§ **Problem to solve**
Exactly how many lines have the word "matplotlib"? Answer with the bare number.

§ **Data section**
□ □ □ □

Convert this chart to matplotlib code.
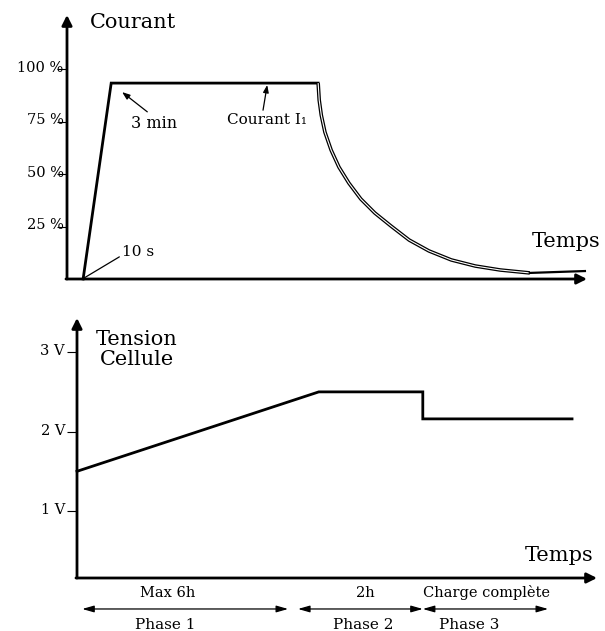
import matplotlib
matplotlib.use("Agg")
import matplotlib.pyplot as plt

plt.rcParams['font.family'] = ['DejaVu Serif']

# ---------------- data ----------------
# Top panel: current (% of nominal) vs time (arbitrary units 0..100)
ramp_t = [3.1, 8.5, 48.3]
ramp_i = [0.0, 93.5, 93.5]
decay_t = [48.3, 48.5, 48.9, 49.6, 50.8, 52.3, 54.2, 56.5, 59.2, 62.3, 65.8, 69.6,
           73.9, 78.5, 83.3, 89.0]
decay_i = [93.5, 85.4, 78.2, 70.1, 61.5, 53.4, 45.8, 38.2, 31.5, 25.3, 18.6, 13.4,
           9.1, 6.2, 4.3, 2.9]
tail_t = [89.0, 99.6]
tail_i = [2.9, 3.8]
current_ticks = [25, 50, 75, 100]
current_labels = ['25 %', '50 %', '75 %', '100 %']

# Bottom panel: cell voltage (V) vs time
volt_t = [0.0, 46.5, 66.5, 66.5, 95.2]
volt_v = [1.5, 2.5, 2.5, 2.16, 2.16]
volt_ticks = [1, 2, 3]
volt_labels = ['1 V', '2 V', '3 V']

# Phase spans (time units)
phase_spans = [(1.0, 40.6), (42.5, 66.5), (66.5, 90.6)]
phase_names = ['Phase 1', 'Phase 2', 'Phase 3']
phase_durations = ['Max 6h', '2h', 'Charge complète']
phase_name_x = [17.0, 55.0, 75.5]
phase_dur_x = [17.5, 55.4, 78.8]

W, H = 605, 631
fig = plt.figure(figsize=(W / 100, H / 100), dpi=100)


def axes_px(left, top, right, bottom):
    return fig.add_axes([left / W, 1 - bottom / H, (right - left) / W, (bottom - top) / H])


def draw_axes_arrows(ax):
    for s in ax.spines.values():
        s.set_visible(False)
    ax.annotate('', xy=(0, 1), xytext=(0, 0), xycoords='axes fraction',
                arrowprops=dict(arrowstyle='-|>,head_length=0.6,head_width=0.3', lw=2.0,
                                color='black', shrinkA=0, shrinkB=0))
    ax.annotate('', xy=(1, 0), xytext=(-0.002, 0), xycoords='axes fraction',
                arrowprops=dict(arrowstyle='-|>,head_length=0.6,head_width=0.3', lw=2.0,
                                color='black', shrinkA=0, shrinkB=0))
    ax.set_xticks([])
    ax.patch.set_visible(False)


# ---------------- top panel ----------------
ax1 = axes_px(67, 15, 587, 279)
ax1.set_xlim(0, 100)
ax1.set_ylim(0, 126)
draw_axes_arrows(ax1)
ax1.set_yticks(current_ticks)
ax1.set_yticklabels([])
ax1.tick_params(axis='y', direction='out', length=7.2, width=0.8, color='black')
for v, lab in zip(current_ticks, current_labels):
    ax1.annotate(lab, xy=(0, v), xycoords=('axes fraction', 'data'), xytext=(-2.5, -1.8),
                 textcoords='offset points', ha='right', va='baseline', fontsize=10.5)

ax1.plot(ramp_t, ramp_i, color='black', lw=2.0, solid_joinstyle='miter', clip_on=False)
ax1.plot(decay_t, decay_i, color='black', lw=2.6, clip_on=False, solid_capstyle='butt',
         solid_joinstyle='round')
ax1.plot(decay_t, decay_i, color='white', lw=0.8, clip_on=False, solid_capstyle='butt',
         solid_joinstyle='round')
ax1.plot(tail_t, tail_i, color='black', lw=1.6, clip_on=False)

ax1.text(4.4, 122.5, 'Courant', fontsize=15, ha='left', va='center')
ax1.text(89.4, 17.7, 'Temps', fontsize=15, ha='left', va='center')

ax1.annotate('10 s', xy=(3.3, 0.5), xytext=(10.6, 12.9), fontsize=11, ha='left', va='center',
             arrowprops=dict(arrowstyle='-', lw=0.9, color='black', shrinkA=0, shrinkB=0,
                             relpos=(-0.05, 0.2)))
ax1.annotate('3 min', xy=(10.6, 89.2), xytext=(16.8, 74.4), fontsize=11.5, ha='center', va='center',
             arrowprops=dict(arrowstyle='-|>,head_length=0.4,head_width=0.15', lw=0.9,
                             color='black', shrinkA=0, shrinkB=0, relpos=(0.4, 1.05)))
ax1.annotate('Courant I₁', xy=(38.5, 92.6), xytext=(38.4, 75.9), fontsize=11, ha='center', va='center',
             arrowprops=dict(arrowstyle='-|>,head_length=0.4,head_width=0.15', lw=0.9,
                             color='black', shrinkA=0, shrinkB=0, relpos=(0.45, 1.05)))

# ---------------- bottom panel ----------------
ax2 = axes_px(77, 318, 597, 578)
ax2.set_xlim(0, 100)
ax2.set_ylim(0.157, 3.43)
draw_axes_arrows(ax2)
ax2.set_yticks(volt_ticks)
ax2.set_yticklabels([])
ax2.tick_params(axis='y', direction='out', length=7.2, width=0.8, color='black')
for v, lab in zip(volt_ticks, volt_labels):
    ax2.annotate(lab, xy=(0, v), xycoords=('axes fraction', 'data'), xytext=(-8.6, -2.4),
                 textcoords='offset points', ha='right', va='baseline', fontsize=10.5)

ax2.plot(volt_t, volt_v, color='black', lw=2.0, solid_joinstyle='miter', clip_on=False)

ax2.text(11.5, 3.03, 'Tension\nCellule', fontsize=15, ha='center', va='center', linespacing=1.05)
ax2.text(86.2, 0.446, 'Temps', fontsize=15, ha='left', va='center')

for (t0, t1), name, dur, nx, dx in zip(phase_spans, phase_names, phase_durations,
                                       phase_name_x, phase_dur_x):
    ax2.annotate('', xy=(t1, -0.233), xytext=(t0, -0.233), xycoords='data',
                 arrowprops=dict(arrowstyle='<|-|>,head_length=0.7,head_width=0.2', lw=0.9,
                                 color='black', shrinkA=0, shrinkB=0), annotation_clip=False)
    ax2.text(nx, -0.44, name, fontsize=11, ha='center', va='center', clip_on=False)
    ax2.text(dx, -0.03, dur, fontsize=10.5, ha='center', va='center', clip_on=False)

fig.savefig('out.png', dpi=100)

□ □ □ □

§ **Exercise output**
4